OBJECTIVE – Quote the whole listing exactly. Leave the pictures out of your copy.

GIVEN DATA –
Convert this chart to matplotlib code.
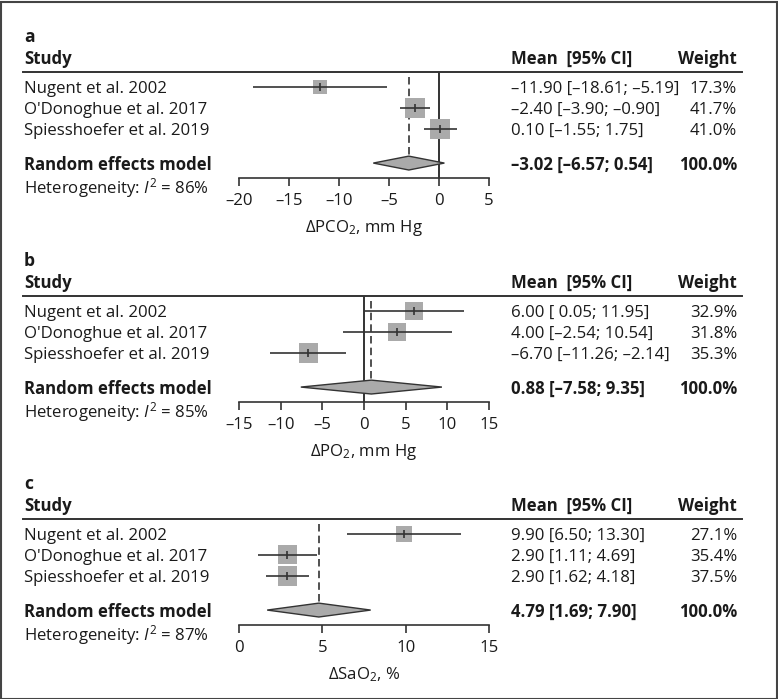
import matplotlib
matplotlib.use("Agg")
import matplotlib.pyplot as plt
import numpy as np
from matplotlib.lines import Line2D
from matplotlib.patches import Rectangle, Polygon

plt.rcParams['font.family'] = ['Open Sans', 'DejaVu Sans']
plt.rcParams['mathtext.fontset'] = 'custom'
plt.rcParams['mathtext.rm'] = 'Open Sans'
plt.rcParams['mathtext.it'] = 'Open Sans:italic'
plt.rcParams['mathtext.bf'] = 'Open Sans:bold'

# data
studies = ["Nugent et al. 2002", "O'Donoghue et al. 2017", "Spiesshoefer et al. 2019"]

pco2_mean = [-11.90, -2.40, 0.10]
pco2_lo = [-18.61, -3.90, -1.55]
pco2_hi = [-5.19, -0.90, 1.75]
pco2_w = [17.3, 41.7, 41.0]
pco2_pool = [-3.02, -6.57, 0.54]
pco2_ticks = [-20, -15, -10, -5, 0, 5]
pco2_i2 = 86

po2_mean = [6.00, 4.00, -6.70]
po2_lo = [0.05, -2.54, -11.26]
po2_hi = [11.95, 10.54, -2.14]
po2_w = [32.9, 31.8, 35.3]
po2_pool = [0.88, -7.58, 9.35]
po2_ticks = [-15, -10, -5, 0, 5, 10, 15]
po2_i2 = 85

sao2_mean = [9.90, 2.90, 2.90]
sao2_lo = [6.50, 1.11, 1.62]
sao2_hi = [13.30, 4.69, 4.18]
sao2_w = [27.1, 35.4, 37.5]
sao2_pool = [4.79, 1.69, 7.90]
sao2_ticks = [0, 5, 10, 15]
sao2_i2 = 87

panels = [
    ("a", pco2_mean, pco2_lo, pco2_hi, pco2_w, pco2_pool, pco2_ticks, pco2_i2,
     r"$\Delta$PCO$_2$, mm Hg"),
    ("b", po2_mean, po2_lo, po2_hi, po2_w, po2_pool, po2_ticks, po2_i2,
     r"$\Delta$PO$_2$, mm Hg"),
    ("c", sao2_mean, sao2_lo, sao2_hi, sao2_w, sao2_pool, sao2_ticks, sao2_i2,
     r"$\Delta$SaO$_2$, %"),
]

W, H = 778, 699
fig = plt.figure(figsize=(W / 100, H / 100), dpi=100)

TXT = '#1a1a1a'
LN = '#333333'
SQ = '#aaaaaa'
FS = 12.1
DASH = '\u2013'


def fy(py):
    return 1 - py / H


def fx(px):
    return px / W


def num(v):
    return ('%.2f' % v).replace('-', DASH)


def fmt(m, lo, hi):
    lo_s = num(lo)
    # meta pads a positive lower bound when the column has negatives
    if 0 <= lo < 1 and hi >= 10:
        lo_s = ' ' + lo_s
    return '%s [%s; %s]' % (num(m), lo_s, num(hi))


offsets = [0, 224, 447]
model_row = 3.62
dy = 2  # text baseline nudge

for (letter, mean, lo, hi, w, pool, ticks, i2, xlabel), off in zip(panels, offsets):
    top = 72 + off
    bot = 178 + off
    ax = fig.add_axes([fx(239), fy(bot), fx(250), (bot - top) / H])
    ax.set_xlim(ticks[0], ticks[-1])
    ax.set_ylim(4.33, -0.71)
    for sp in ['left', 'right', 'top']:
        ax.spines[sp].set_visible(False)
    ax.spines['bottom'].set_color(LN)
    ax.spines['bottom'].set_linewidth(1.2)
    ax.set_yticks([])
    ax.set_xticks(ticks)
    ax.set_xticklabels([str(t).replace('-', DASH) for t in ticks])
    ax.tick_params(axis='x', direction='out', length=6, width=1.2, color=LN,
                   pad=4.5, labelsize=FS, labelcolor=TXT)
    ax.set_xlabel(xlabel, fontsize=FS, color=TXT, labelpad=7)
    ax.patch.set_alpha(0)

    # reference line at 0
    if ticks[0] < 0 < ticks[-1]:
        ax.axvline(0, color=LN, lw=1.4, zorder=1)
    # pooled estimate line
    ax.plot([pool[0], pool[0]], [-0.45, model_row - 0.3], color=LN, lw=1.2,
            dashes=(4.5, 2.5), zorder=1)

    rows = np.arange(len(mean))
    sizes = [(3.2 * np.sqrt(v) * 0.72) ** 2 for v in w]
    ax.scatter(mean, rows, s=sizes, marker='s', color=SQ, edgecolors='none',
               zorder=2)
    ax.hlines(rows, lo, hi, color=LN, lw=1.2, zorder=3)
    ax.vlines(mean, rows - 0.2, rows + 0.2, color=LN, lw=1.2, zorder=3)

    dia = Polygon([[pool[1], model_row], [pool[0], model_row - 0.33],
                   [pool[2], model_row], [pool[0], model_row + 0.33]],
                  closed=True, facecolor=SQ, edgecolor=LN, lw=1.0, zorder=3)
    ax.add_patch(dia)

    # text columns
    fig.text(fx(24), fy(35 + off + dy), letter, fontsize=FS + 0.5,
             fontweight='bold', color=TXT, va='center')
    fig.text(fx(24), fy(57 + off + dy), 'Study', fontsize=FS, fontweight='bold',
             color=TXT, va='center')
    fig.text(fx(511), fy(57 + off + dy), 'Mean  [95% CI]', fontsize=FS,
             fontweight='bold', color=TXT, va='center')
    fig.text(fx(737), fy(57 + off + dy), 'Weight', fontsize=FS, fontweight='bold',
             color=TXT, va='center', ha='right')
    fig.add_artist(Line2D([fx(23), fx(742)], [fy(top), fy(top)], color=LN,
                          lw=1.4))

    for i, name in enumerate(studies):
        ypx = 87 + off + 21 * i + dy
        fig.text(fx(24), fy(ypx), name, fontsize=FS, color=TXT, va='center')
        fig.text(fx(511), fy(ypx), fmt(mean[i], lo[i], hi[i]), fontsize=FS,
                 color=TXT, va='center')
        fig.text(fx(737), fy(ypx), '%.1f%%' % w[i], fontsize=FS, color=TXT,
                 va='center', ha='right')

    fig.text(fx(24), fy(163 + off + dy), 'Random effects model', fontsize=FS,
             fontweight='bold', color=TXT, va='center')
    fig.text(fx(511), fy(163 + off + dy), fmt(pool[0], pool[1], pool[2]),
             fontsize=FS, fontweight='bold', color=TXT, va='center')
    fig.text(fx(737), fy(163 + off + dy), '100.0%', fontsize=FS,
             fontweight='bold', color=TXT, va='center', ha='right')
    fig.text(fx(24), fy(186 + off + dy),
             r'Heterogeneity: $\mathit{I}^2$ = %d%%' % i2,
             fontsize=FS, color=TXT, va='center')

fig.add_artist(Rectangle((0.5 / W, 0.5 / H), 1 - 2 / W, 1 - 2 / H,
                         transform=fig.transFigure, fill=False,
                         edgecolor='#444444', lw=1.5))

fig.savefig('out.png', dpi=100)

THE REPLY –
Convert this chart to matplotlib code.
import matplotlib
matplotlib.use("Agg")
import matplotlib.pyplot as plt
import numpy as np
from matplotlib.lines import Line2D
from matplotlib.patches import Rectangle, Polygon

plt.rcParams['font.family'] = ['Open Sans', 'DejaVu Sans']
plt.rcParams['mathtext.fontset'] = 'custom'
plt.rcParams['mathtext.rm'] = 'Open Sans'
plt.rcParams['mathtext.it'] = 'Open Sans:italic'
plt.rcParams['mathtext.bf'] = 'Open Sans:bold'

# data
studies = ["Nugent et al. 2002", "O'Donoghue et al. 2017", "Spiesshoefer et al. 2019"]

pco2_mean = [-11.90, -2.40, 0.10]
pco2_lo = [-18.61, -3.90, -1.55]
pco2_hi = [-5.19, -0.90, 1.75]
pco2_w = [17.3, 41.7, 41.0]
pco2_pool = [-3.02, -6.57, 0.54]
pco2_ticks = [-20, -15, -10, -5, 0, 5]
pco2_i2 = 86

po2_mean = [6.00, 4.00, -6.70]
po2_lo = [0.05, -2.54, -11.26]
po2_hi = [11.95, 10.54, -2.14]
po2_w = [32.9, 31.8, 35.3]
po2_pool = [0.88, -7.58, 9.35]
po2_ticks = [-15, -10, -5, 0, 5, 10, 15]
po2_i2 = 85

sao2_mean = [9.90, 2.90, 2.90]
sao2_lo = [6.50, 1.11, 1.62]
sao2_hi = [13.30, 4.69, 4.18]
sao2_w = [27.1, 35.4, 37.5]
sao2_pool = [4.79, 1.69, 7.90]
sao2_ticks = [0, 5, 10, 15]
sao2_i2 = 87

panels = [
    ("a", pco2_mean, pco2_lo, pco2_hi, pco2_w, pco2_pool, pco2_ticks, pco2_i2,
     r"$\Delta$PCO$_2$, mm Hg"),
    ("b", po2_mean, po2_lo, po2_hi, po2_w, po2_pool, po2_ticks, po2_i2,
     r"$\Delta$PO$_2$, mm Hg"),
    ("c", sao2_mean, sao2_lo, sao2_hi, sao2_w, sao2_pool, sao2_ticks, sao2_i2,
     r"$\Delta$SaO$_2$, %"),
]

W, H = 778, 699
fig = plt.figure(figsize=(W / 100, H / 100), dpi=100)

TXT = '#1a1a1a'
LN = '#333333'
SQ = '#aaaaaa'
FS = 12.1
DASH = '\u2013'


def fy(py):
    return 1 - py / H


def fx(px):
    return px / W


def num(v):
    return ('%.2f' % v).replace('-', DASH)


def fmt(m, lo, hi):
    lo_s = num(lo)
    # meta pads a positive lower bound when the column has negatives
    if 0 <= lo < 1 and hi >= 10:
        lo_s = ' ' + lo_s
    return '%s [%s; %s]' % (num(m), lo_s, num(hi))


offsets = [0, 224, 447]
model_row = 3.62
dy = 2  # text baseline nudge

for (letter, mean, lo, hi, w, pool, ticks, i2, xlabel), off in zip(panels, offsets):
    top = 72 + off
    bot = 178 + off
    ax = fig.add_axes([fx(239), fy(bot), fx(250), (bot - top) / H])
    ax.set_xlim(ticks[0], ticks[-1])
    ax.set_ylim(4.33, -0.71)
    for sp in ['left', 'right', 'top']:
        ax.spines[sp].set_visible(False)
    ax.spines['bottom'].set_color(LN)
    ax.spines['bottom'].set_linewidth(1.2)
    ax.set_yticks([])
    ax.set_xticks(ticks)
    ax.set_xticklabels([str(t).replace('-', DASH) for t in ticks])
    ax.tick_params(axis='x', direction='out', length=6, width=1.2, color=LN,
                   pad=4.5, labelsize=FS, labelcolor=TXT)
    ax.set_xlabel(xlabel, fontsize=FS, color=TXT, labelpad=7)
    ax.patch.set_alpha(0)

    # reference line at 0
    if ticks[0] < 0 < ticks[-1]:
        ax.axvline(0, color=LN, lw=1.4, zorder=1)
    # pooled estimate line
    ax.plot([pool[0], pool[0]], [-0.45, model_row - 0.3], color=LN, lw=1.2,
            dashes=(4.5, 2.5), zorder=1)

    rows = np.arange(len(mean))
    sizes = [(3.2 * np.sqrt(v) * 0.72) ** 2 for v in w]
    ax.scatter(mean, rows, s=sizes, marker='s', color=SQ, edgecolors='none',
               zorder=2)
    ax.hlines(rows, lo, hi, color=LN, lw=1.2, zorder=3)
    ax.vlines(mean, rows - 0.2, rows + 0.2, color=LN, lw=1.2, zorder=3)

    dia = Polygon([[pool[1], model_row], [pool[0], model_row - 0.33],
                   [pool[2], model_row], [pool[0], model_row + 0.33]],
                  closed=True, facecolor=SQ, edgecolor=LN, lw=1.0, zorder=3)
    ax.add_patch(dia)

    # text columns
    fig.text(fx(24), fy(35 + off + dy), letter, fontsize=FS + 0.5,
             fontweight='bold', color=TXT, va='center')
    fig.text(fx(24), fy(57 + off + dy), 'Study', fontsize=FS, fontweight='bold',
             color=TXT, va='center')
    fig.text(fx(511), fy(57 + off + dy), 'Mean  [95% CI]', fontsize=FS,
             fontweight='bold', color=TXT, va='center')
    fig.text(fx(737), fy(57 + off + dy), 'Weight', fontsize=FS, fontweight='bold',
             color=TXT, va='center', ha='right')
    fig.add_artist(Line2D([fx(23), fx(742)], [fy(top), fy(top)], color=LN,
                          lw=1.4))

    for i, name in enumerate(studies):
        ypx = 87 + off + 21 * i + dy
        fig.text(fx(24), fy(ypx), name, fontsize=FS, color=TXT, va='center')
        fig.text(fx(511), fy(ypx), fmt(mean[i], lo[i], hi[i]), fontsize=FS,
                 color=TXT, va='center')
        fig.text(fx(737), fy(ypx), '%.1f%%' % w[i], fontsize=FS, color=TXT,
                 va='center', ha='right')

    fig.text(fx(24), fy(163 + off + dy), 'Random effects model', fontsize=FS,
             fontweight='bold', color=TXT, va='center')
    fig.text(fx(511), fy(163 + off + dy), fmt(pool[0], pool[1], pool[2]),
             fontsize=FS, fontweight='bold', color=TXT, va='center')
    fig.text(fx(737), fy(163 + off + dy), '100.0%', fontsize=FS,
             fontweight='bold', color=TXT, va='center', ha='right')
    fig.text(fx(24), fy(186 + off + dy),
             r'Heterogeneity: $\mathit{I}^2$ = %d%%' % i2,
             fontsize=FS, color=TXT, va='center')

fig.add_artist(Rectangle((0.5 / W, 0.5 / H), 1 - 2 / W, 1 - 2 / H,
                         transform=fig.transFigure, fill=False,
                         edgecolor='#444444', lw=1.5))

fig.savefig('out.png', dpi=100)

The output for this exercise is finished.